In contrast, Juniper and Huawei recorded double-digit revenue growth in the quarter, while Arista and white-box switch suppliers captured the majority of the market growth, she added.
The strong demand was expected, but “what surprised us is vendors' ability to fulfill demand in spite of supply challenges,” Boujelbene wrote. “Arista and certainly white-box suppliers have been so far able to better navigate the supply issues and take advantage of the situation to gain share.”
Arista had a head start on securing inventory over other vendors thanks in part to a smaller, more focused portfolio compared to Cisco, she explained. Similarly hyperscalers, “which are highly strategic for many component and system vendors and may have been prioritized in terms of supply,” bolstered white-box vendor growth during the quarter, she added.
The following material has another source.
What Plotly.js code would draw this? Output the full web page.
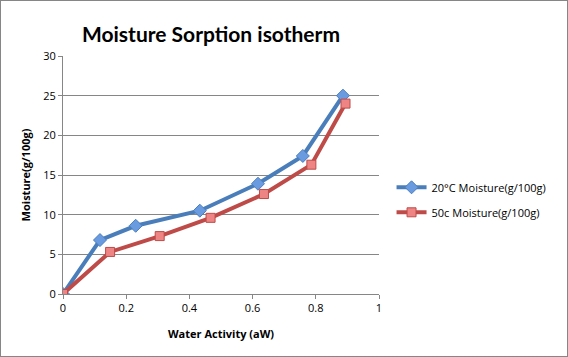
<!DOCTYPE html>
<html>
<head>
<meta charset="utf-8">
<script src="https://cdn.plot.ly/plotly-3.0.1.min.js"></script>
<style>
html,body{margin:0;padding:0;background:#fff;}
#chart{width:568px;height:357px;box-sizing:border-box;border:1px solid #868686;}
</style>
</head>
<body>
<div id="chart"></div>
<script>
var title = "Moisture Sorption isotherm";
var xTitle = "Water Activity (aW)";
var yTitle = "Moisture(g/100g)";
var series1Name = "20°C Moisture(g/100g)";
var series2Name = "50c Moisture(g/100g)";
var aw20 = [0, 0.117, 0.23, 0.433, 0.617, 0.759, 0.886];
var moist20 = [0, 6.8, 8.6, 10.5, 13.9, 17.4, 25.0];
var aw50 = [0, 0.149, 0.306, 0.467, 0.636, 0.786, 0.894];
var moist50 = [0, 5.3, 7.3, 9.6, 12.6, 16.3, 24.0];

var traces = [
  {x: aw20, y: moist20, name: series1Name, legendgroup: 'a', type: 'scatter', mode: 'lines+markers',
   line: {color: '#4A7EBB', width: 4},
   marker: {symbol: 'diamond', size: 10, color: '#6A9BE0', line: {color: '#4A7EBB', width: 1}}},
  {x: aw50, y: moist50, name: series2Name, legendgroup: 'b', type: 'scatter', mode: 'lines+markers',
   line: {color: '#BE4B48', width: 4},
   marker: {symbol: 'square', size: 9, color: '#EE8584', line: {color: '#BE4B48', width: 1}}}
];

var layout = {
  width: 566, height: 355,
  margin: {l: 62, r: 188, t: 55, b: 62},
  paper_bgcolor: '#fff', plot_bgcolor: '#fff',
  font: {family: 'Open Sans, DejaVu Sans, sans-serif', size: 11, color: '#000'},
  title: {text: '<b>' + title + '</b>', font: {size: 21, family: 'Lato, sans-serif', color: '#000'},
          x: 0.371, xanchor: 'center', y: 0.905, yanchor: 'middle'},
  xaxis: {range: [0, 1], dtick: 0.2, showgrid: false, zeroline: false,
          showline: true, linecolor: '#868686', linewidth: 1,
          ticks: 'outside', ticklen: 4, tickcolor: '#868686',
          tickfont: {size: 11},
          title: {text: '<b>' + xTitle + '</b>', font: {size: 11}, standoff: 16}},
  yaxis: {range: [0, 30], dtick: 5, showgrid: true, gridcolor: '#868686', gridwidth: 1,
          zeroline: false, showline: true, linecolor: '#868686', linewidth: 1,
          ticks: 'outside', ticklen: 4, tickcolor: '#868686',
          tickfont: {size: 11},
          title: {text: '<b>' + yTitle + '</b>', font: {size: 11}, standoff: 10}},
  legend: {xref: 'container', yref: 'container', x: 0.69, y: 0.44, xanchor: 'left', yanchor: 'middle',
           font: {size: 11}, traceorder: 'grouped', tracegroupgap: 6, itemwidth: 30, bgcolor: 'rgba(0,0,0,0)'},
  showlegend: true
};
Plotly.newPlot('chart', traces, layout, {displayModeBar: false, staticPlot: true});
</script>
</body>
</html>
In aggregate, white-box vendors held the second largest market share behind Cisco.
Boujelbene predicts supply chain constraints could negatively impact more switch vendors heading into the fourth quarter.
Cloud Providers Push High-Speed SwitchingStrong demand from cloud service providers and large enterprises drove revenue growth for the quarter, Boujelbene said, adding that some of that growth was driven by stockpiling behavior on the part of hyperscalers as opposed to "true demand."
The big three cloud providers also led 400 Gb/s Ethernet switch deployments, which amounted to 3 million ports in the third quarter, driven in large part by Google and Amazon. While Microsoft started 400 Gb/s switch deployments in the quarter, the vast majority were reported under deferred revenue due to the pending qualification cycle, the report found.
As the cloud service provider adopts higher speeds, it opens more opportunities for new switch vendors to enter the market and gain shares over the incumbents, Boujelbene said. “With the migration to speeds higher than 100 Gb/s, there is an increasing appetite for silicon diversity which will drive some vendor share shifts, especially in the cloud. ... We expect Cisco to gain some share, but we expect network spending to be strong enough to benefit all players, incumbents as well as new entrants.”